The beautiful icing-on-the-cake part about my week this week was that it was my first group of 18 Parent/Teacher Conferences. 6 per day, Wednesday-Thursday-Friday. I had absolutely no down time in between activities, and my usual planning period was spent with parents, who I adore and was so glad to have come to school and speak with me, but I sounded (and probably looked) like a wreck. Many of them even commented on my stuffiness and asked if I was feeling okay. I mean, great first impressions were given by yours truly.
But then, after school my nose starts bleeding profusely again. This time it won't stop for about 30 minutes. And I am not kidding! I promise! It's like, shooting out of my nose, like a fountain or something. I can barely keep up with it, I'm going through boxes of Kleenex at a time. It's ridiculous. I can't get any work done and my teacher friends ask if they can drive me home, etc. because they are worried. I finally got the bleeding to stop and said, no, I'll be okay. Only to have it start spurting out blood again in the car on the way home.
By now I'm getting kind of flustered and worried myself. Why is my nose some sort of blood gun. I was so irritated but also scared. It happened again when I was at home later that evening. I slept with a towel on my pillow; what could happen when I was asleep?
Thursday: I awoke the next morning and was in a huge hurry. I had woken up late and had a Parent/Teacher conference at 7:30 and I really needed to get dressed and go. I felt stuffy, so absent-mindedly I blew my nose. This caused the Nile River of Blood to once again flow out of my nose. I could not get it to stop for 20 minutes, sitting there putting pressure on my nose and pinching it tilting downwards. I know the right things to do! I had done this before! But nothing was working. Of course, it caused me to be late (about 2 minutes, but STILL) to my conference that morning.
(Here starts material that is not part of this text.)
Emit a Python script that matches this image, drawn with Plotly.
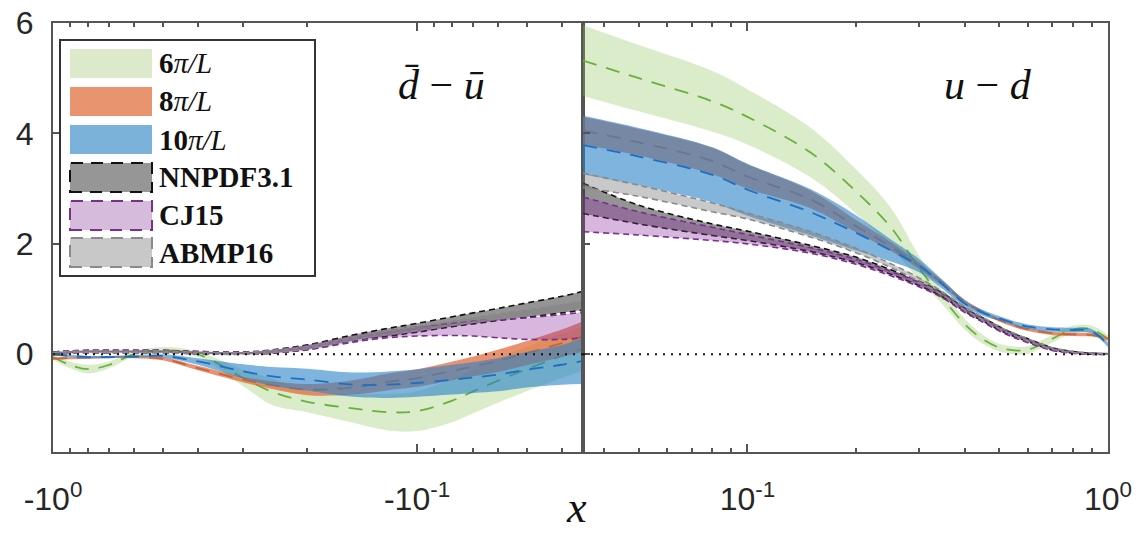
import plotly.graph_objects as go
import numpy as np

# ---------------- data ----------------
# left panel: d-bar minus u-bar, x negative
x_left = [-1.0, -0.9, -0.8, -0.7, -0.6, -0.5, -0.4, -0.3, -0.25, -0.2, -0.15, -0.12, -0.1,
          -0.08, -0.07, -0.06, -0.05, -0.04, -0.035]
# right panel: u minus d, x positive
x_right = [0.035, 0.05, 0.08, 0.1, 0.15, 0.2, 0.25, 0.3, 0.35, 0.4, 0.45, 0.5, 0.55, 0.6,
           0.7, 0.8, 0.9, 1.0]

dbub_6pi_c = [-0.05, -0.19, -0.27, -0.19, 0.0, 0.07, 0.0, -0.43, -0.68, -0.86, -0.98, -1.05, -1.03,
              -0.84, -0.67, -0.48, -0.27, -0.03, 0.1]
dbub_6pi_e = [0.05, 0.06, 0.08, 0.06, 0.05, 0.06, 0.05, 0.15, 0.24, 0.19, 0.26, 0.33, 0.36,
              0.39, 0.4, 0.4, 0.4, 0.4, 0.4]
dbub_8pi_c = [-0.08, -0.07, -0.06, -0.05, -0.05, -0.08, -0.25, -0.46, -0.56, -0.64, -0.6, -0.5, -0.43,
              -0.3, -0.22, -0.12, 0.02, 0.2, 0.32]
dbub_8pi_e = [0.02, 0.02, 0.02, 0.02, 0.02, 0.03, 0.04, 0.05, 0.07, 0.1, 0.13, 0.15, 0.16,
              0.17, 0.18, 0.2, 0.22, 0.25, 0.28]
dbub_10pi_c = [0.0, -0.03, -0.05, -0.05, -0.04, -0.03, -0.13, -0.31, -0.4, -0.46, -0.55, -0.55, -0.52,
               -0.46, -0.42, -0.37, -0.28, -0.19, -0.12]
dbub_10pi_e = [0.02, 0.02, 0.02, 0.02, 0.02, 0.03, 0.06, 0.13, 0.17, 0.2, 0.22, 0.24, 0.25,
               0.27, 0.28, 0.3, 0.32, 0.36, 0.42]
dbub_nnpdf_lo = [0.0, 0.02, 0.03, 0.03, 0.03, 0.03, 0.01, 0.0, 0.02, 0.09, 0.25, 0.33, 0.4,
                 0.5, 0.55, 0.61, 0.67, 0.75, 0.8]
dbub_nnpdf_hi = [0.04, 0.06, 0.07, 0.07, 0.07, 0.07, 0.05, 0.04, 0.08, 0.17, 0.35, 0.47, 0.56,
                 0.68, 0.75, 0.83, 0.93, 1.05, 1.14]
dbub_cj15_lo = [0.0, 0.02, 0.03, 0.03, 0.03, 0.03, 0.01, 0.0, 0.02, 0.08, 0.22, 0.3, 0.33,
                0.34, 0.33, 0.3, 0.27, 0.27, 0.3]
dbub_cj15_hi = [0.04, 0.06, 0.07, 0.07, 0.07, 0.07, 0.05, 0.04, 0.07, 0.16, 0.32, 0.42, 0.5,
                0.56, 0.6, 0.63, 0.66, 0.72, 0.76]
dbub_abmp_lo = [0.01, 0.02, 0.03, 0.03, 0.03, 0.03, 0.01, 0.0, 0.03, 0.1, 0.26, 0.36, 0.43,
                0.53, 0.58, 0.64, 0.7, 0.78, 0.84]
dbub_abmp_hi = [0.03, 0.05, 0.06, 0.06, 0.06, 0.06, 0.04, 0.03, 0.07, 0.14, 0.31, 0.42, 0.5,
                0.6, 0.66, 0.73, 0.8, 0.9, 0.96]

umd_6pi_c = [5.32, 5.0, 4.58, 4.3, 3.65, 2.95, 2.3, 1.55, 1.0, 0.55, 0.27, 0.12, 0.07, 0.08,
             0.28, 0.45, 0.45, 0.28]
umd_6pi_e = [0.64, 0.6, 0.55, 0.5, 0.45, 0.4, 0.35, 0.22, 0.12, 0.1, 0.08, 0.07, 0.07, 0.07,
             0.07, 0.07, 0.07, 0.07]
umd_8pi_c = [4.05, 3.84, 3.5, 3.22, 2.8, 2.32, 1.95, 1.6, 1.27, 0.95, 0.76, 0.62, 0.52, 0.45,
             0.38, 0.36, 0.35, 0.28]
umd_8pi_e = [0.25, 0.24, 0.24, 0.22, 0.16, 0.11, 0.08, 0.06, 0.05, 0.04, 0.03, 0.03, 0.03, 0.03,
             0.03, 0.03, 0.03, 0.03]
umd_10pi_c = [3.79, 3.58, 3.25, 2.98, 2.57, 2.2, 1.88, 1.6, 1.25, 0.92, 0.75, 0.65, 0.56, 0.5,
              0.45, 0.44, 0.42, 0.17]
umd_10pi_e = [0.53, 0.52, 0.5, 0.47, 0.42, 0.32, 0.2, 0.12, 0.08, 0.06, 0.05, 0.04, 0.04, 0.04,
              0.04, 0.04, 0.04, 0.04]
umd_nnpdf_lo = [2.55, 2.36, 2.15, 2.06, 1.86, 1.66, 1.45, 1.24, 1.03, 0.78, 0.6, 0.44, 0.32, 0.23,
                0.08, 0.02, 0.0, 0.0]
umd_nnpdf_hi = [3.1, 2.7, 2.36, 2.23, 1.97, 1.76, 1.53, 1.32, 1.1, 0.84, 0.66, 0.5, 0.37, 0.28,
                0.12, 0.05, 0.02, 0.01]
umd_cj15_lo = [2.22, 2.16, 2.06, 2.0, 1.83, 1.63, 1.42, 1.22, 1.01, 0.76, 0.58, 0.42, 0.3, 0.21,
               0.07, 0.02, 0.0, 0.0]
umd_cj15_hi = [2.85, 2.58, 2.3, 2.17, 1.93, 1.72, 1.5, 1.3, 1.08, 0.82, 0.64, 0.48, 0.35, 0.26,
               0.11, 0.04, 0.02, 0.01]
umd_abmp_lo = [3.02, 2.86, 2.58, 2.45, 2.12, 1.84, 1.57, 1.31, 1.06, 0.8, 0.62, 0.46, 0.34, 0.24,
               0.09, 0.03, 0.0, 0.0]
umd_abmp_hi = [3.28, 3.06, 2.74, 2.56, 2.22, 1.92, 1.64, 1.38, 1.12, 0.86, 0.67, 0.5, 0.38, 0.28,
               0.12, 0.05, 0.02, 0.01]

legend_labels = ["<b>6</b><i>π/L</i>", "<b>8</b><i>π/L</i>", "<b>10</b><i>π/L</i>",
                 "<b>NNPDF3.1</b>", "<b>CJ15</b>", "<b>ABMP16</b>"]

# ---------------- styles ----------------
FILL = {
    "6pi": "rgba(140,195,90,0.32)",
    "8pi": "rgba(225,100,50,0.70)",
    "10pi": "rgba(40,130,200,0.60)",
    "nnpdf": "rgba(60,60,60,0.55)",
    "cj15": "rgba(140,50,160,0.35)",
    "abmp": "rgba(120,120,120,0.40)",
}
LINE = {"6pi": "#6bb03d", "8pi": "#c8643c", "10pi": "#1f6fc0",
        "nnpdf": "#111111", "cj15": "#7a2e8e", "abmp": "#8a8a8a"}
SWATCH = {"6pi": "#dce9cb", "8pi": "#e8946e", "10pi": "#7ab2da",
          "nnpdf": "#969696", "cj15": "#d7bbdc", "abmp": "#c8c8c8"}

fig = go.Figure()


def add_band(xv, lo, hi, key, xa, ya, edge_dash=False, center=None):
    lw = 1.6 if edge_dash else 0
    fig.add_trace(go.Scatter(x=xv, y=lo, mode="lines", xaxis=xa, yaxis=ya,
                             line=dict(color=LINE[key], width=lw, dash="6px,4px", shape="spline"),
                             hoverinfo="skip", showlegend=False))
    fig.add_trace(go.Scatter(x=xv, y=hi, mode="lines", xaxis=xa, yaxis=ya, fill="tonexty",
                             fillcolor=FILL[key],
                             line=dict(color=LINE[key], width=lw, dash="6px,4px", shape="spline"),
                             hoverinfo="skip", showlegend=False))
    if center is not None:
        fig.add_trace(go.Scatter(x=xv, y=center, mode="lines", xaxis=xa, yaxis=ya,
                                 line=dict(color=LINE[key], width=1.8, dash="14px,10px", shape="spline"),
                                 hoverinfo="skip", showlegend=False))


xl = np.abs(np.array(x_left))
xr = np.array(x_right)

for xv, xa, ya, sets in [
    (xl, "x", "y", [(dbub_6pi_c, dbub_6pi_e, "6pi"), (dbub_8pi_c, dbub_8pi_e, "8pi"),
                    (dbub_10pi_c, dbub_10pi_e, "10pi")]),
    (xr, "x2", "y2", [(umd_6pi_c, umd_6pi_e, "6pi"), (umd_8pi_c, umd_8pi_e, "8pi"),
                      (umd_10pi_c, umd_10pi_e, "10pi")]),
]:
    for c, e, key in sets:
        c = np.array(c); e = np.array(e)
        add_band(xv, c - e, c + e, key, xa, ya, center=c)

for xv, xa, ya, sets in [
    (xl, "x", "y", [(dbub_nnpdf_lo, dbub_nnpdf_hi, "nnpdf"), (dbub_cj15_lo, dbub_cj15_hi, "cj15"),
                    (dbub_abmp_lo, dbub_abmp_hi, "abmp")]),
    (xr, "x2", "y2", [(umd_nnpdf_lo, umd_nnpdf_hi, "nnpdf"), (umd_cj15_lo, umd_cj15_hi, "cj15"),
                      (umd_abmp_lo, umd_abmp_hi, "abmp")]),
]:
    for lo, hi, key in sets:
        add_band(xv, lo, hi, key, xa, ya, edge_dash=True)

# ---------------- layout ----------------
W, H = 1140, 535
ML, MT = 53, 23
PW, PH = 1055, 429
MR = W - ML - PW
MB = H - MT - PH
split = (583 - 53) / PW


def P(px, py):
    """window pixel -> paper coords"""
    return (px - ML) / PW, (H - MB - py) / PH


axcol = "#555555"
tickfont = dict(family="Liberation Sans, Arial", size=32, color="#262626")
common_x = dict(type="log", showline=True, linecolor=axcol, linewidth=2, mirror="allticks",
                ticks="inside", ticklen=8, tickwidth=1.5, tickcolor=axcol, showgrid=False,
                zeroline=False, tickfont=tickfont, ticklabelstandoff=18, automargin=False,
                ticklabeloverflow="allow")
minor_l = dict(ticks="inside", ticklen=4, tickwidth=1.5, tickcolor=axcol, showgrid=False,
               tickvals=[0.9, 0.8, 0.7, 0.6, 0.5, 0.4, 0.3, 0.2, 0.09, 0.08, 0.07, 0.06, 0.05, 0.04])
fig.update_layout(
    width=W, height=H, margin=dict(l=ML, r=MR, t=MT, b=MB, autoexpand=False),
    paper_bgcolor="white", plot_bgcolor="white", showlegend=False,
    xaxis=dict(domain=[0, split], range=[0, np.log10(0.035)], anchor="y",
               tickvals=[1, 0.1], ticktext=["-10<sup>0</sup>", "-10<sup>-1</sup>"],
               minor=minor_l, **common_x),
    xaxis2=dict(domain=[split, 1], range=[np.log10(0.035), 0], anchor="y2",
                tickvals=[0.1, 1], ticktext=["10<sup>-1</sup>", "10<sup>0</sup>"],
                minor=minor_l, **common_x),
    yaxis=dict(range=[-1.77, 6.0], anchor="x", tickvals=[0, 2, 4, 6], ticktext=["0", "2", "4", "6"],
               showline=True, linecolor=axcol, linewidth=2, mirror=True, ticks="inside", ticklen=7,
               tickwidth=1.5, tickcolor=axcol, showgrid=False, zeroline=False, tickfont=tickfont,
               ticklabelstandoff=11, automargin=False, ticklabeloverflow="allow"),
    yaxis2=dict(range=[-1.77, 6.0], anchor="x2", matches="y", tickvals=[0, 2, 4, 6],
                showticklabels=False, showline=True, linecolor=axcol, linewidth=2, mirror=True,
                ticks="inside", ticklen=7, tickwidth=1.5, tickcolor=axcol, showgrid=False,
                zeroline=False, automargin=False),
)

shapes = []
# zero reference lines
for xr_, yr_ in [("x domain", "y"), ("x2 domain", "y2")]:
    shapes.append(dict(type="line", xref=xr_, yref=yr_, x0=0, x1=1, y0=0, y1=0, layer="above",
                       line=dict(color="#111111", width=2, dash="2px,6px")))

# legend box
x0, y0 = P(60, 40)
x1, y1 = P(315, 276)
shapes.append(dict(type="rect", xref="paper", yref="paper", x0=x0, x1=x1, y0=y1, y1=y0,
                   fillcolor="white", line=dict(color="#333333", width=2), layer="above"))
annotations = []
keys = ["6pi", "8pi", "10pi", "nnpdf", "cj15", "abmp"]
row_tops = [49, 87, 125, 163, 201, 238]
for key, top, lab in zip(keys, row_tops, legend_labels):
    sx0, sy0 = P(70, top)
    sx1, sy1 = P(152, top + 29)
    dashed = key in ("nnpdf", "cj15", "abmp")
    shapes.append(dict(type="rect", xref="paper", yref="paper", x0=sx0, x1=sx1, y0=sy1, y1=sy0,
                       fillcolor=SWATCH[key], layer="above",
                       line=dict(color=LINE[key] if dashed else SWATCH[key], width=2 if dashed else 0,
                                 dash="12px,8px")))
    tx, ty = P(157, top + 14.5)
    annotations.append(dict(xref="paper", yref="paper", x=tx, y=ty, xanchor="left", yanchor="middle",
                            text=lab, showarrow=False,
                            font=dict(family="Liberation Serif", size=29, color="#111111")))

# panel labels and axis title
ax_, ay_ = P(441, 85)
annotations.append(dict(xref="paper", yref="paper", x=ax_, y=ay_, xanchor="center", yanchor="middle",
                        text="<i>d\u0304</i> − <i>ū</i>", showarrow=False,
                        font=dict(family="Liberation Serif", size=42, color="#111111")))
ax_, ay_ = P(988, 85)
annotations.append(dict(xref="paper", yref="paper", x=ax_, y=ay_, xanchor="center", yanchor="middle",
                        text="<i>u</i> − <i>d</i>", showarrow=False,
                        font=dict(family="Liberation Serif", size=42, color="#111111")))
ax_, ay_ = P(576, 534)
annotations.append(dict(xref="paper", yref="paper", x=ax_, y=ay_, xanchor="center", yanchor="bottom",
                        text="<i>x</i>", showarrow=False,
                        font=dict(family="Liberation Serif", size=44, color="#111111")))

fig.update_layout(shapes=shapes, annotations=annotations)
fig.write_html("out.html", config={"displayModeBar": False},
               post_script="document.body.style.margin='0';")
But not to fear, because we had a field trip on Thursday. To make my week even crazier! We as a first grade walked down the street to our city fire station. It was exciting and I felt really cool about taking my very first class on their very first field trip. All was well as we were learning about the size of the hoses on a firetruck when my nose starts shooting blood AGAINNNNNNNN by this time I am just annoyed. I rush into the fire station and, not seeming to be able to find the women's bathroom, burst into the men's and grab paper towels to stop the bleeding. There were definitely some awkwarded-out firemen that came in and saw me and got me ice, I mean at least they helped me, but I definitely weirded them out and they really didn't believe I was a teacher until they later saw me in action with my class.
Thursday day and afternoon I had 6 more Parent/Teacher conferences, one being particularly intense. I was really upset afterwards and debating what to do next when suddenly, I sneezed. I had to go blow my nose and as this is happening, blood starts bursting from my left nostril for yet another time. It's flowing for about 45 minutes, and I mean, it's not stopping. It's like a stream of constant blood. I began to feel really dizzy and light-headed. I had been losing way too much blood and I was beginning to get really scared.
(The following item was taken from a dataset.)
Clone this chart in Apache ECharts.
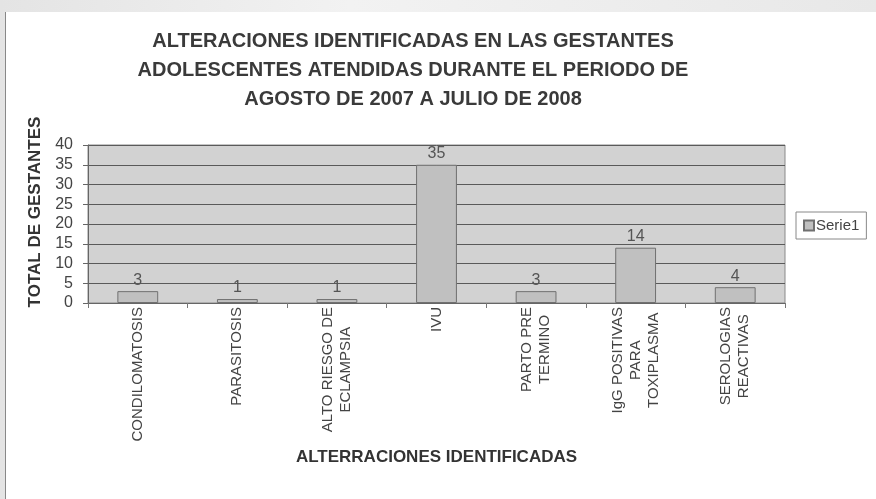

I called my teacher friend Vicki and she came and picked me up and took me to CareNow, which turned out to be Care...Not? I was sent away with really no answers and nothing to walk away with to help me understand why I was bleeding so much out of my nose. The doctor said that if it happened again, to apply direct pressure for at least 10 minutes without letting go, and if it didn't stop after that, to go to the ER.
Friday: So I go through my whole day today just fine. I thought it was going to be a heck of a day, and felt very unprepared since I hadn't gotten any work done after school the day before, but it actually was a great day. Especially for a Friday, my kids were amazing and I felt like I was on top of my A game again. And, I got through the whole school day and parent/teacher conferences successfully! No nosebleeds, nothing.
But, about 1 minute after my last parent teacher conference... I sneezed.
It bled for an hour. An HOUR
Vicki rushed me to the ER. And the doctor sent me away with nothing, again, because the bleeding had stopped. I told him, well, let me sneeze or blow my nose and I can make it bleed for you. He didn't seem to understand my concern.
So. Frustrated and with way too much money out of my pocket due to this dumb nose, I decided to park it here at my house for the evening, get a pizza, watch How To Lose A Guy in 10 Days and get way too emotional over it, spray my nose 4 times an hour with saline solution, and hang my hat on this tornado of a week.
Things that made it all better:
I had a student draw 3 things in his writer's notebook today that were quite questionably male body parts. And I, alert, asked him, "!!! What are those??!"
"They're, you know, those masks? With the two eyes and the long nose sticking out the bottom. That's what they are, those funny masks, Miss Leiss."
"...Oh...Yeah, I...see it." Trust me, I handle these situations with the utmost respect and class.
Or, when I asked this question on a comprehension test:
What did the Bad Guy want to make Bill into?
Real Answer: Suitcase
Child's Paper Answer: Suck
I mean, he tried.
It's the little things in life. And this, is the life of a teacher. You are there everyday, you are 100% there for the kids and their parents, you don't miss a beat, you are on top of things, you HAVE to be. It doesn't matter if you have been to the ER because of lots of blood loss and you can barely function and you're getting no sleep at night-- you are there at 7:30 am because a parent wants to conference with you and by golly you better be there. On time. Looking perfect. All files, papers, necessary discussion items in hand, ready to go. Because that's what's expected. The expectations for the teaching profession are the highest out of any profession, and anyone who wants to argue with that, I'd like to whip you into reality.
But... I LOVE it. I had a student write in their writer's notebook: "Miss Leiss, I love you a whole lot. I want to hug you forever." And that's all that matters.